We'll just call that portion of the day three hours at 'Recreational Equipment, Inc.'

Then trampoline world.  This was something that kind of interested me.  I loved jumping on trampolines as a kid.  I did flips, I'd land on my back and flop to my front, spin around-loads of fun.  Let me tell you what the 240 pound version did.  Bounced a couple times and wondered when the tramp was gonna break.  Or when I was gonna break.  The tramp felt like it was gonna hit the ground it was sinking so far.  The girl who worked there assured me it wouldn't.  

But I didn't have too many tricks up my sleeveless shirt.  I couldn't control the jump at all.  Getting high wasn't a problem because the springs were stretched into a lazy 's' in all likelihood and when they bounced back, up I went.  Wondering when I'd hit the trampoline again.  So I got off the tramp and checked out a few others.  They had dodgeball and basket ball there too.  I asked if they had dodge balls or were we to use the basketballs thinking the hoop court was also the dodgeball area.  The guy said basket balls.  Well, that's because the dodgeball court was on the other side and it was a 'basketball area'.  I didn't have that figured out so I threw a missile at the basketball hoop and it richocheted and nearly took Briana's head off.  I looked around and saw the dodge ball area.  Oh ya.  Sorry Briana.

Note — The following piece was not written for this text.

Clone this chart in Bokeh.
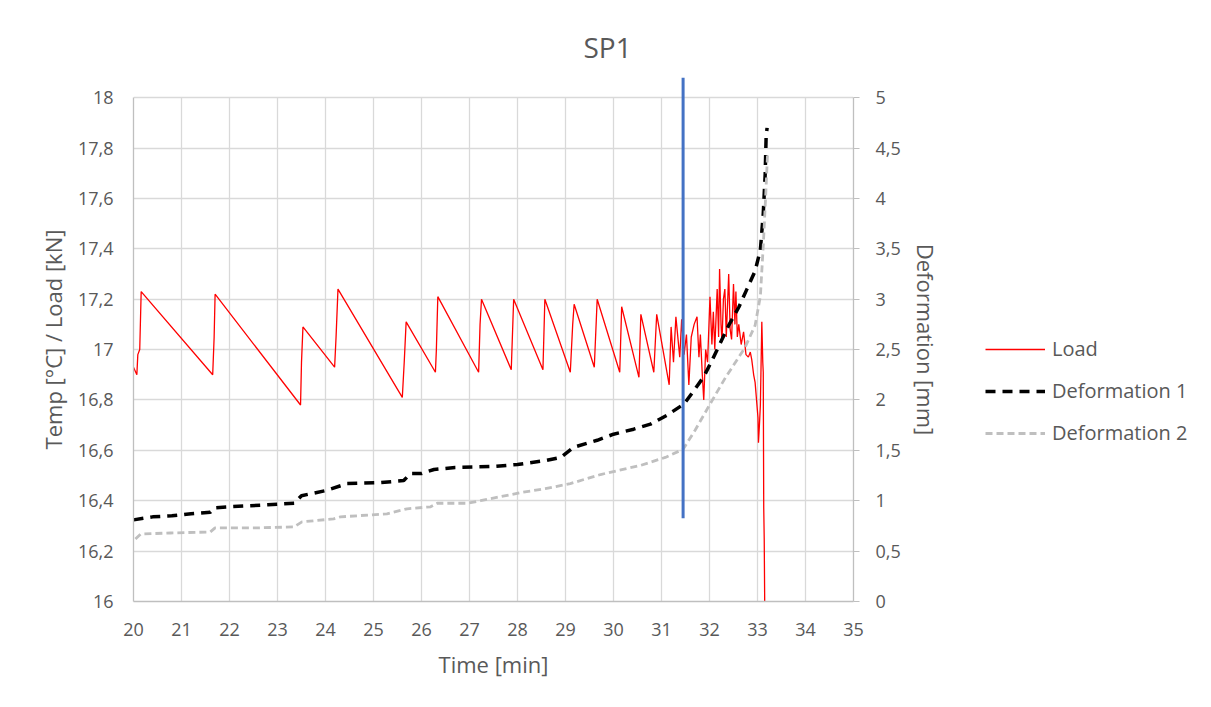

We went to dodgeball.  The four of us.  And proceeded to pelt eachother with harmless nerf-like balls.  Then I was all alone with a kid and a guy who worked there.  Ya, the guy who worked there was friggin Jenny Finch.  He threw one of these balls at a little kid with this underhanded flick thing that looked physically impossible.  No clue how he pulled it off.  I asked him to throw a couple at me to see if I could catch it.  I was a professional catcher after all.  No chance.  That was that.

Before leaving, the girls took some time working on their flips.  To which we can credit the tangle of muscle that was poor Briana's back in the days since.  I haven't cringed that much sinch watching a cyst video.  Just wondering when calamity was gonna strike.  Not really, but there were a few times when Briana fell awkwardly or nearly knee'd herself in the face.  Ce La vie.  But she managed to dominate a front flip and a few back flips while keeping her brains unscrambled.  Like my dad said, "Any landing you can walk away from was a good one.  And if you can use the plane again it was a great landing."

We walked out with pulses so it was a great day with great landings.  Moving and doing stuff that wasn't on a boat and enjoying nature as it had sat and would continue to sit was humbling.  I quietly considered the creation and marveled.  I saw more people on that day than I had in the four months combined previous.  It was good.  I was alive.  I felt alive.  All in all, it was fun.